Container images built with Docker can run on a platform that supports containers, like Kubernetes or Docker Swarm. Kubernetes is better than Docker for running, managing, scheduling, and orchestrating vast volumes of containers across multiple servers and clusters. Kubernetes is favored by most larger businesses to monitor their health and efficiently balance loads.

Crucially, Kubernetes comes with an API and command line tool that allows you to automate operations. Kubectl greatly simplifies container management. Kubernetes is a platform for running and managing containers from many container runtimes, including Docker container runtimes. The ability to automatically manage a range of elements makes Kubernetes particularly flexible. Its reliability saves IT teams time, streamlining your overall workflow.

Kubernetes monitoring dashboard

Web-based Kubernetes has a straightforward dashboard that offers an overview of resources and nodes both individually and across clusters. It is a simple way to deploy containerized applications, manage resources, and troubleshoot.

Elastic's out-of-the-box dashboard, shown below, includes all of the cluster's namespaces and defined storage classes. An overview listing all the nodes, namespaces, and persistent storage volumes also lives there. It’s complete with detailed, aggregated node metrics.

You can see persistent volume claims for each clustered application and a complete view of all Kubernetes resources running in the cluster. It also displays every application running in a selected namespace, current pod memory usage, and the number of ready pods for a deployment or ReplicaSet.

Kubernetes monitoring dashboard

Monitoring Kubernetes with Elastic

With Elastic Observability, you can bring logs, metrics, and traces from your Kubernetes cluster and the workloads running on it into one unified platform. This allows you to effectively identify issues with your application services. Metrics and logs from Kubernetes clusters can be used with Elastic's machine learning-based anomaly detection to reduce your time analyzing data.

Elastic's Kubernetes monitoring solution gives you real-time visibility into your Kubernetes ecosystem with an unrivaled set of features. Built on the Elastic Stack, the observability solution allows you to deploy and operate your Kubernetes architectures seamlessly. By unifying your logs, metrics, and APM traces at scale in a single view, you can effectively govern the complexity of highly distributed cloud-native applications. You also get actionable observability for your cloud-native tech stack and cloud monitoring. This enables you to proactively detect and resolve issues in sprawling hybrid and multi-cloud ecosystems.

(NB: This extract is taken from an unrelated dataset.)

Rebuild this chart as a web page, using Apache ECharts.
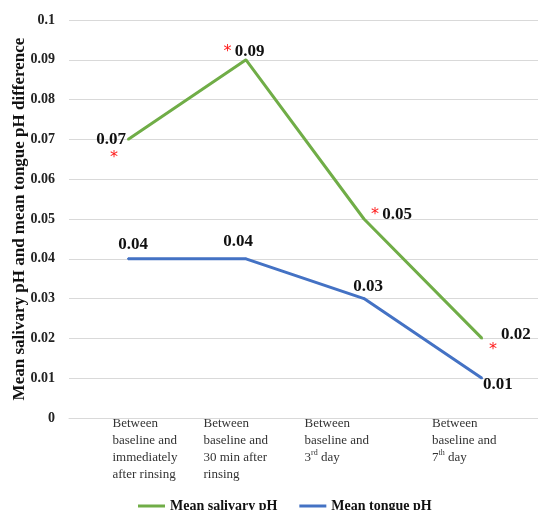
<!DOCTYPE html>
<html>
<head>
<meta charset="utf-8">
<script src="https://cdn.jsdelivr.net/npm/echarts@6/dist/echarts.min.js"></script>
<style>html,body{margin:0;padding:0;background:#fff}#c{width:538px;height:510px}</style>
</head>
<body>
<div id="c"></div>
<script>
const categories = [
  'Between\nbaseline and\nimmediately\nafter rinsing',
  'Between\nbaseline and\n30 min after\nrinsing',
  'Between\nbaseline and\n3rd day',
  'Between\nbaseline and\n7th day'
];
const salivary = [0.07, 0.09, 0.05, 0.02];
const tongue = [0.04, 0.04, 0.03, 0.01];
const salivarySig = [true, true, true, true];
const yTicks = [0, 0.01, 0.02, 0.03, 0.04, 0.05, 0.06, 0.07, 0.08, 0.09, 0.1];
const seriesNames = ['Mean salivary pH', 'Mean tongue pH'];

const SERIF = '"Liberation Serif","Times New Roman",serif';
const labelWidths = [31, 85, 119, 100];

function fmtCat(value, idx) {
  return value.split('\n').map(function (line) {
    const m = line.match(/^(\d+)(st|nd|rd|th)(.*)$/);
    if (m) return '{t|' + m[1] + '}{sup|' + m[2] + '}{t|' + m[3] + '}';
    return '{w' + idx + '|' + line + '}';
  }).join('\n');
}
const catRich = {
  t: {align: 'left', fontFamily: SERIF, fontSize: 13, color: '#333', lineHeight: 17},
  sup: {align: 'left', fontFamily: SERIF, fontSize: 8, color: '#333', lineHeight: 11, verticalAlign: 'top'}
};
labelWidths.forEach(function (w, i) {
  catRich['w' + i] = {width: w, align: 'left', fontFamily: SERIF, fontSize: 13, color: '#333', lineHeight: 17};
});

const valStyle = {fontFamily: SERIF, fontWeight: 'bold', fontSize: 17, color: '#111'};
const starStyle = {fontFamily: '"DejaVu Sans",sans-serif', fontSize: 16, color: '#ff1a1a'};

const gLabels = [
  {fmt: '{v|0.07}\n{s|*}{g|}', align: 'right', offset: [-2, 9],
   rich: {v: Object.assign({lineHeight: 18}, valStyle), s: Object.assign({lineHeight: 18}, starStyle), g: {width: 8, lineHeight: 18}}},
  {fmt: '{s|*} {v|0.09}', align: 'center', offset: [-2, -8],
   rich: {v: valStyle, s: starStyle}},
  {fmt: '{s|*} {v|0.05}', align: 'left', offset: [7, -4],
   rich: {v: valStyle, s: starStyle}},
  {fmt: '{p|}{v|0.02}\n{s|*}', align: 'left', offset: [7, 3],
   rich: {p: {width: 12, lineHeight: 16}, v: Object.assign({lineHeight: 16}, valStyle), s: Object.assign({lineHeight: 14}, starStyle)}}
];
const bLabels = [
  {align: 'center', offset: [5, -14]},
  {align: 'center', offset: [-8, -17]},
  {align: 'center', offset: [4, -12]},
  {align: 'left', offset: [1, 6]}
];

const green = '#70AD47', blue = '#4472C4';

const option = {
  animation: false,
  backgroundColor: '#fff',
  grid: {left: 69, top: 20, width: 472, height: 398, containLabel: false, outerBoundsMode: 'none'},
  legend: {
    data: seriesNames,
    left: 133, top: 494,
    icon: 'rect', itemWidth: 27, itemHeight: 3, itemGap: 22,
    textStyle: {fontFamily: SERIF, fontWeight: 'bold', fontSize: 14, color: '#111'}
  },
  xAxis: {
    type: 'category',
    data: categories,
    boundaryGap: true,
    axisLine: {show: true, lineStyle: {color: '#d9d9d9', width: 1}},
    axisTick: {show: false},
    axisLabel: {interval: 0, margin: -3, align: 'center', formatter: fmtCat, rich: catRich, lineHeight: 17}
  },
  yAxis: {
    type: 'value',
    min: 0, max: 0.1, interval: 0.01,
    name: 'Mean salivary pH and mean tongue pH difference',
    nameLocation: 'middle', nameGap: 41, nameRotate: 90, nameMoveOverlap: false,
    nameTextStyle: {fontFamily: SERIF, fontWeight: 'bold', fontSize: 17, color: '#111'},
    axisLine: {show: false},
    axisTick: {show: false},
    splitLine: {lineStyle: {color: '#d9d9d9', width: 1}},
    axisLabel: {
      margin: 14,
      fontFamily: SERIF, fontWeight: 'bold', fontSize: 14, color: '#222',
      formatter: function (v) { return String(parseFloat(v.toFixed(2))); }
    }
  },
  series: [
    {
      name: seriesNames[0], type: 'line',
      data: salivary.map(function (v, i) {
        const L = gLabels[i];
        return {value: v, label: {show: true, position: 'inside', align: L.align, verticalAlign: 'middle', offset: L.offset,
          formatter: salivarySig[i] ? L.fmt : L.fmt.replace(/\{s\|\*\}/, ''), rich: L.rich}};
      }),
      symbol: 'circle', symbolSize: 2,
      lineStyle: {color: green, width: 3},
      itemStyle: {color: green},
      z: 3
    },
    {
      name: seriesNames[1], type: 'line',
      data: tongue.map(function (v, i) {
        const L = bLabels[i];
        return {value: v, label: {show: true, position: 'inside', align: L.align, verticalAlign: 'middle', offset: L.offset,
          formatter: function (p) { return p.value.toFixed(2); },
          fontFamily: SERIF, fontWeight: 'bold', fontSize: 17, color: '#111'}};
      }),
      symbol: 'circle', symbolSize: 2,
      lineStyle: {color: blue, width: 3},
      itemStyle: {color: blue},
      z: 2
    }
  ]
};
const chart = echarts.init(document.getElementById('c'), null, {renderer: 'canvas'});
chart.setOption(option);
</script>
</body>
</html>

Explore Kubernetes Monitoring solutions

Kubernetes monitoring glossary

Here are a few key Kubernetes terms for your reference.

Clusters
A set of worker machines, called nodes, that run containerized applications. Every cluster has at least one worker node.

Node
A node is a worker machine in Kubernetes.

  • Master (node)
    Legacy term, used as a synonym for nodes hosting the control plane.
  • Worker (node)
    Worker nodes host the Pods that are the components of the application workload.

Pod
The smallest and simplest Kubernetes object. A Pod represents a set of running containers on your cluster

Container
A lightweight and portable executable image that contains software and all of its dependencies

Controller
In Kubernetes, controllers are control loops that watch the state of your cluster, then make or request changes where needed. Each controller tries to move the current cluster state closer to the desired state.

Kubelet
An agent that runs on each node in the cluster. It makes sure that containers are running in a Pod.

Kube-proxy
A network proxy that runs on each node in your cluster, implementing part of the Kubernetes Service concept.

Etcd
A consistent and highly-available key value store used as Kubernetes' backing store for all cluster data.

Ingress
An API object that manages external access to the services in a cluster, typically HTTP. Ingress may provide load balancing, SSL termination, and name-based virtual hosting.